--- Begin COLLECTED DATA ---

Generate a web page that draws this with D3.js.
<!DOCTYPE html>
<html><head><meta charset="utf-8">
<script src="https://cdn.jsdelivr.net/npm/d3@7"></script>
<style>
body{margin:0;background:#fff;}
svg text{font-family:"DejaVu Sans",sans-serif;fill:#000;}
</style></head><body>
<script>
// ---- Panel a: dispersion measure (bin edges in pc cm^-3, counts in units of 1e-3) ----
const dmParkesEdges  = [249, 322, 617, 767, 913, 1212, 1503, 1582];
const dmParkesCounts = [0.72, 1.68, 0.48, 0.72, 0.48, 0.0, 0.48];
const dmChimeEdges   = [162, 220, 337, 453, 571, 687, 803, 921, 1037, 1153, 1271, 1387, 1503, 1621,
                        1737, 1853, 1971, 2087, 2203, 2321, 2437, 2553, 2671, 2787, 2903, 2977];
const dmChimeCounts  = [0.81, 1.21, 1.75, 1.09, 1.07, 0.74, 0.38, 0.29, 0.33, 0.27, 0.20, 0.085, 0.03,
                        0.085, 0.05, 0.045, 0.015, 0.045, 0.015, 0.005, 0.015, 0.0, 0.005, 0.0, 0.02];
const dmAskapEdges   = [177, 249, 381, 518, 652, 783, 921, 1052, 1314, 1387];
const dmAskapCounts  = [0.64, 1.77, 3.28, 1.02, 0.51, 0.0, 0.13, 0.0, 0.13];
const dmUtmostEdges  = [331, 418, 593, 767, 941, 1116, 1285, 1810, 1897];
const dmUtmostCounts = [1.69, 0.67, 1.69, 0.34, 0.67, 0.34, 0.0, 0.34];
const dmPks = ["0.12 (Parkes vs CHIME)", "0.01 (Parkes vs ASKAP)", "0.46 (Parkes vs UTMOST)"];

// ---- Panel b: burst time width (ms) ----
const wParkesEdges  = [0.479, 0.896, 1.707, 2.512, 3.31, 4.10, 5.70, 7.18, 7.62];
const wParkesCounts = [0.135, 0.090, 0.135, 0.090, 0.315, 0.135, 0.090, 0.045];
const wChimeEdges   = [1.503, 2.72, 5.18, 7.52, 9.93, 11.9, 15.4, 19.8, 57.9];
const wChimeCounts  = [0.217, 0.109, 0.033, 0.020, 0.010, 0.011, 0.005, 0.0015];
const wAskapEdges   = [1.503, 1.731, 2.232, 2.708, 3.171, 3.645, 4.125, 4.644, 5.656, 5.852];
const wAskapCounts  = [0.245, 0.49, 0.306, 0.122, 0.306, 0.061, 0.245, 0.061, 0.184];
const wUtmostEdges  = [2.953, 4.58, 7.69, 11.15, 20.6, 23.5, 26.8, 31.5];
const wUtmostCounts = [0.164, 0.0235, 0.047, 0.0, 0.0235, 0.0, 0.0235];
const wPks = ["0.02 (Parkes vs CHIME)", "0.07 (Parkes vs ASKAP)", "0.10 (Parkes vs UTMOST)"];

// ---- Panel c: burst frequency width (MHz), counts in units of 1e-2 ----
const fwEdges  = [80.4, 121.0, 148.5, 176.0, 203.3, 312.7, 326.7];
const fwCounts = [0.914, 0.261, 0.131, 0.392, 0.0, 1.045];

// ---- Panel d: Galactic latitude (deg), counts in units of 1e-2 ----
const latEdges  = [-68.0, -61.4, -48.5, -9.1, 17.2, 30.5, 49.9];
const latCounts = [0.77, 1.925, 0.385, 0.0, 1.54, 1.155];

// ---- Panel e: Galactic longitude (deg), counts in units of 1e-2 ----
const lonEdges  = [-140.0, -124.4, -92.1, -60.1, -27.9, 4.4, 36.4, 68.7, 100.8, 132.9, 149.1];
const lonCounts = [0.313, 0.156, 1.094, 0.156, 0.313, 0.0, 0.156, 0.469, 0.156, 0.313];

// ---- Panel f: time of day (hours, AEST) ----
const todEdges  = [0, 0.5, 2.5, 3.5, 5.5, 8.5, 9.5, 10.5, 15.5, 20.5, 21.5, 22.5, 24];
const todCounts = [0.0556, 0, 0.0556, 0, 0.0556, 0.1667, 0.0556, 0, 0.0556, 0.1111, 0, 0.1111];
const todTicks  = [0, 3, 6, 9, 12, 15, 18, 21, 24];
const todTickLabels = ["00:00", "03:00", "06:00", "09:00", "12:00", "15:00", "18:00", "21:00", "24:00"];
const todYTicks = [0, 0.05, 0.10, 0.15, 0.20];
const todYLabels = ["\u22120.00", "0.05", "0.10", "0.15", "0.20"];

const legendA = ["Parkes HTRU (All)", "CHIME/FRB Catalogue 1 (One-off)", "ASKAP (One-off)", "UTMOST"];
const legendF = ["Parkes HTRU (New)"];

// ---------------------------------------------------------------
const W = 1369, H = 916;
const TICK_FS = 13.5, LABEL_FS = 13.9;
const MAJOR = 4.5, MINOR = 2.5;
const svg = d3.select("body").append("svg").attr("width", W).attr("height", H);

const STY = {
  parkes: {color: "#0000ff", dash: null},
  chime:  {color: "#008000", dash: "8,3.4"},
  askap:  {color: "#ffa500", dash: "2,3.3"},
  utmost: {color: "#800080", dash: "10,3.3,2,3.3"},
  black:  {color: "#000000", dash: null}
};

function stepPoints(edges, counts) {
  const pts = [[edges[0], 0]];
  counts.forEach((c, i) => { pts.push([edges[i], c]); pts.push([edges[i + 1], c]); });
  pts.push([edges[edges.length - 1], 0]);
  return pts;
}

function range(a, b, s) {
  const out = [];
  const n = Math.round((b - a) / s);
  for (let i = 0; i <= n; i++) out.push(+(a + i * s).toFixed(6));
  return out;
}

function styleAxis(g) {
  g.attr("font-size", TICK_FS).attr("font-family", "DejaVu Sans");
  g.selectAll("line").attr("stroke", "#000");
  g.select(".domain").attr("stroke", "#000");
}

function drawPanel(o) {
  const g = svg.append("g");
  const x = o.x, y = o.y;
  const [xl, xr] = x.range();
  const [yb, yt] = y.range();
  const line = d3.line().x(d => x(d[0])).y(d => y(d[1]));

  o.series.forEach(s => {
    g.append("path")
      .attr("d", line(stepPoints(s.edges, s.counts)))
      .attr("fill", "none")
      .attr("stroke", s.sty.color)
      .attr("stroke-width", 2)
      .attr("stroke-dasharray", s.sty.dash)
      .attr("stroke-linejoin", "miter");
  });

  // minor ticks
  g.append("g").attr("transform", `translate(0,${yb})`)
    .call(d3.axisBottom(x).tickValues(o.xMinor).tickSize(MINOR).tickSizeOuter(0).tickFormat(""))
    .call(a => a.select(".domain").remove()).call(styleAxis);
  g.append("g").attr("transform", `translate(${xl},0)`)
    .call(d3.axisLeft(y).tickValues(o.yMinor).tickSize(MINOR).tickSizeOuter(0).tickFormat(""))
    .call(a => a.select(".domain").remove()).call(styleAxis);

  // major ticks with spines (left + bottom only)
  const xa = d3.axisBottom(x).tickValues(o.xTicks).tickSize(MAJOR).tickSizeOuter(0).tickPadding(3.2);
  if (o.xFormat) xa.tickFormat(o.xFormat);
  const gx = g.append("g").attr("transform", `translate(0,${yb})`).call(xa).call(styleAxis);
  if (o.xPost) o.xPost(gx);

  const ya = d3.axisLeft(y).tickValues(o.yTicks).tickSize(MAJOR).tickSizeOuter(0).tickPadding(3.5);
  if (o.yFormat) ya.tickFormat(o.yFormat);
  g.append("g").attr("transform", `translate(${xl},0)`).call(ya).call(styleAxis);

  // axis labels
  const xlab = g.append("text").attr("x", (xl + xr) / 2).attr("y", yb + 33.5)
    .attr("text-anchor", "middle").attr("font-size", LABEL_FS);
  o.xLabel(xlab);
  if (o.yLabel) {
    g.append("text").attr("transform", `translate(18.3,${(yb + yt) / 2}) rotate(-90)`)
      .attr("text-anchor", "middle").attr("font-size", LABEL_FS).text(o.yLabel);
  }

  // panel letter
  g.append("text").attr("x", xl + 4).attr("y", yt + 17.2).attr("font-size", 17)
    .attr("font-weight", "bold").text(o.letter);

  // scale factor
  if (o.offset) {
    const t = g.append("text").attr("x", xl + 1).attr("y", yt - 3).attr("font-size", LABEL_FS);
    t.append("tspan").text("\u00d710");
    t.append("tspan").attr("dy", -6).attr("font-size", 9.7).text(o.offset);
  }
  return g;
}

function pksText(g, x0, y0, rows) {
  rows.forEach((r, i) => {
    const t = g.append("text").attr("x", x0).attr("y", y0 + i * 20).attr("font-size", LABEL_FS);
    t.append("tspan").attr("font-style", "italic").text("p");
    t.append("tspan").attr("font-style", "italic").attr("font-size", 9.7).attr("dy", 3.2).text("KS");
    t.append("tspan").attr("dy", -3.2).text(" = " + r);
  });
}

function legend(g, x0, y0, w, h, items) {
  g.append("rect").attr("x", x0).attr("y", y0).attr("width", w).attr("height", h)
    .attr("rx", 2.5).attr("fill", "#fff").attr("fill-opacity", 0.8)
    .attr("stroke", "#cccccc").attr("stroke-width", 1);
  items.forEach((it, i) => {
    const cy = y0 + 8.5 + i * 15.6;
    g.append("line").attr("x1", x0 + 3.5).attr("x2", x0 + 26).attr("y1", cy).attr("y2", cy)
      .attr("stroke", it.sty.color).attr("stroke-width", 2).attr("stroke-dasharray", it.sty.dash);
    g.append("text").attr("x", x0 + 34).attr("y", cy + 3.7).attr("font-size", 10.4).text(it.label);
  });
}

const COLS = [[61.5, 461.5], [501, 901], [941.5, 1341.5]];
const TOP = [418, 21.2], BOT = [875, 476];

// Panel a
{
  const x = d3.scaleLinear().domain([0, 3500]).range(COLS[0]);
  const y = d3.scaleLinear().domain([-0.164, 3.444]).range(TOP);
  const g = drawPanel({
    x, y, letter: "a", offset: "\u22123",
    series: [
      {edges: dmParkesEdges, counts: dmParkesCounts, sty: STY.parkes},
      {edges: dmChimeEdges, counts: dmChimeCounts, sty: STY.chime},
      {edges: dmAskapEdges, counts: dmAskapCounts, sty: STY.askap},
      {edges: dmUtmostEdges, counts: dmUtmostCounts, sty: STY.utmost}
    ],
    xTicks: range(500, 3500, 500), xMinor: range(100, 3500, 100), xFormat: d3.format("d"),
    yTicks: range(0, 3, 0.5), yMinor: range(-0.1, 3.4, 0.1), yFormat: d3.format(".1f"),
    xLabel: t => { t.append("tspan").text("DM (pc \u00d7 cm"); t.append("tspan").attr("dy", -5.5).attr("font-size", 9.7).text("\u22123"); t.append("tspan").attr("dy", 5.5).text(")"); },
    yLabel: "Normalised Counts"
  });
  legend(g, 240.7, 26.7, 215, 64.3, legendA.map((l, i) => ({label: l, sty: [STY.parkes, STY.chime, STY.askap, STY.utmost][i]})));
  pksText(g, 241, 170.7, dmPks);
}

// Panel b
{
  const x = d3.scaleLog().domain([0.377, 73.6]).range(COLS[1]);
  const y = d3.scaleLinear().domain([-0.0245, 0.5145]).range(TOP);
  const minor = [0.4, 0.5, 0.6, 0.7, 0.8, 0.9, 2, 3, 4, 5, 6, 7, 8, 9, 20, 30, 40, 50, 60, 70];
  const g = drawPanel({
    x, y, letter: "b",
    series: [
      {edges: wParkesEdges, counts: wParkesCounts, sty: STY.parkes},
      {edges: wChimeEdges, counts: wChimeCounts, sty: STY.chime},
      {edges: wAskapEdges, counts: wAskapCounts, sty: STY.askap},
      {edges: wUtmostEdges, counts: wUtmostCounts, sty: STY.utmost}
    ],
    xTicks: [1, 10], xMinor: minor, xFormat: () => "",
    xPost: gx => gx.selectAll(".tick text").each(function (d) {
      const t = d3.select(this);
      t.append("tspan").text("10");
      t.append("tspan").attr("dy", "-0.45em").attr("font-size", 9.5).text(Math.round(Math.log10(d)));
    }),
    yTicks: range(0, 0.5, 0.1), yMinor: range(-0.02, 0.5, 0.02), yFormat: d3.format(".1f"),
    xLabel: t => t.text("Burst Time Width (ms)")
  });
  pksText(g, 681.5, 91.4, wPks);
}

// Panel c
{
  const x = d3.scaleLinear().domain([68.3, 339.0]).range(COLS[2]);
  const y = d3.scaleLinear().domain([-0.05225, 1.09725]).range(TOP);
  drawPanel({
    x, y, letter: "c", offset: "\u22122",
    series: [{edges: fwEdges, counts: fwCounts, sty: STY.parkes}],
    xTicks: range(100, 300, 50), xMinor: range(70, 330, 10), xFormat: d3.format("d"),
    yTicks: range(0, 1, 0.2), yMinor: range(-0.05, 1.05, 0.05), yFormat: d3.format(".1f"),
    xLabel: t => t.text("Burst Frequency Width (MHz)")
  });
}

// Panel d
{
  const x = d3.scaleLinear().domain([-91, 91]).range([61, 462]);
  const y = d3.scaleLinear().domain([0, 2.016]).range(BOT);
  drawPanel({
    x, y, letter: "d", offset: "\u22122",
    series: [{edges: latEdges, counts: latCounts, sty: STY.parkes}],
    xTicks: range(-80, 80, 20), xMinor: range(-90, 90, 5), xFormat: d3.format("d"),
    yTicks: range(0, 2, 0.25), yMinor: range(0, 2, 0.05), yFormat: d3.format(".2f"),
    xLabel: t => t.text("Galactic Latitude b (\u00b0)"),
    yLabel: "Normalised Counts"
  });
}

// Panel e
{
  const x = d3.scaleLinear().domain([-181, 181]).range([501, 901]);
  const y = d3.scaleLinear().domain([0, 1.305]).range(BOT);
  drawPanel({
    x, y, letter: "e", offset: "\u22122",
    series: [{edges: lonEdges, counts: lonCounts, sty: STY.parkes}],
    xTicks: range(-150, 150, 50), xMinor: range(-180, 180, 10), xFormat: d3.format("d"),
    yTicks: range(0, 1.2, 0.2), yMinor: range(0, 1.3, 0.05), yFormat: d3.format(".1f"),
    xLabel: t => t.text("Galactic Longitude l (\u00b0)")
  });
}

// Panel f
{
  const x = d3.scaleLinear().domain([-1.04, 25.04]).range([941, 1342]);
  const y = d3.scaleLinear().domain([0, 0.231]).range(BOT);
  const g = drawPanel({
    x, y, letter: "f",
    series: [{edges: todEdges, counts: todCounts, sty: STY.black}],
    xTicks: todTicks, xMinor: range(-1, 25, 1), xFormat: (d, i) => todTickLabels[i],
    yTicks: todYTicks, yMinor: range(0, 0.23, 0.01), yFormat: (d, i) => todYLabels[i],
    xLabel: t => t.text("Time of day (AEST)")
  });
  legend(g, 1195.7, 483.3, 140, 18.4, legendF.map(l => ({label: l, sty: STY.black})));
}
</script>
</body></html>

--- End COLLECTED DATA ---

**EXERCISE REQUIREMENTS:** Search the data for "this" and list every line in which it occurs.

**WRITTEN REPLY:**
Generate a web page that draws this with D3.js.
      const t = d3.select(this);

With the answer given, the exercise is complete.